Friday, February 3, 2017

Friends


I have always supported the commonplace view that birds of a feather flock together. People of agreeable disposition tend to gravitate to each other for the sheer pleasure of it and out of mutual respect. Less agreeable people, and I know the description is subjective, tend to do the same. They gather for a time to complain, bleat and generally bemoan the fact that the rest of the world does not share their opinions (which they inevitably state as gospel) and indeed won’t take them seriously.
I think you know the type.
The distinction between the two groups is that generally within the first group friendships ensue and endure; for the second, such friendships are rare—ultimately even mutual malcontents get sick of each other. Loyalty rather than self-interest is not a strong point for this group.
I have been thinking of this today because yesterday was Facebook Friends Day and because a group of my friends is in some serious strife resulting in them being vilified and judged. Some of those who have been most vitriolic in this instance are, in my view, very much in the second group and a second commonplace saying “those who throw stones…” comes to mind.
What my friends may or may not have done is not for me to judge. There are those more professionally qualified than I to do that, and to their credit they do so based on what is put before them and not on conjecture, assumption and envy.
My only judgement, the only one I am qualified to make, is whether my friends should remain my friends. I have made the decision that they should do so. In fact, I never seriously considered otherwise. They were my friends yesterday and nothing so far presented to me suggests that will change tomorrow.
Yet the suggestion can be made that in making my decision I, somewhat ironically, lack judgement.
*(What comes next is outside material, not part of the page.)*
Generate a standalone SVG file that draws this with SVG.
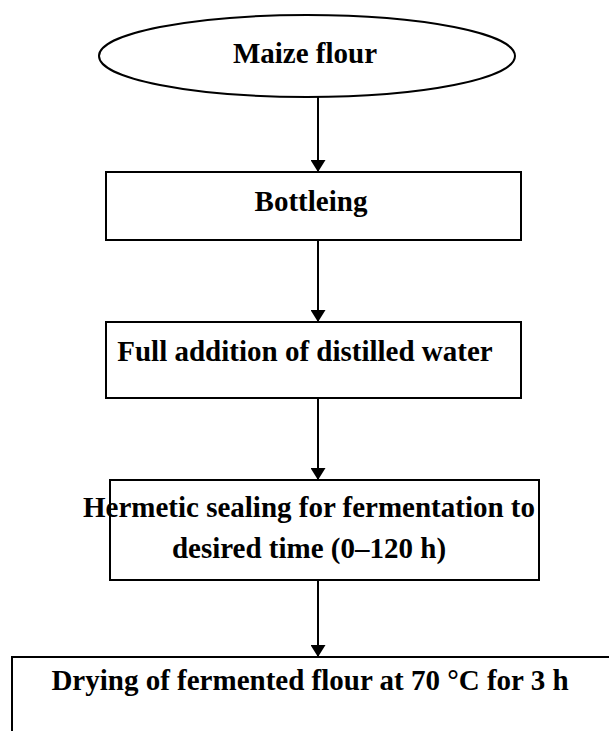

I have little time for that, and for one compelling reason: people who imply that, do not understand friendship. Friendship is not finite but nor is flimsy. It is not vacuous; it is not a whim; it is not shredded by circumstance, and a strong and genuine friendship does not—I repeat—does not make you vulnerable. Instead it lifts you, consoles you, accommodates you, strengthens you, and, in many ways, makes you.
So, here’s to friends. They and loyalty are for now and forever our saving graces.
And no matter what else is happening in the world at this time, nothing, but nothing, can Trump that.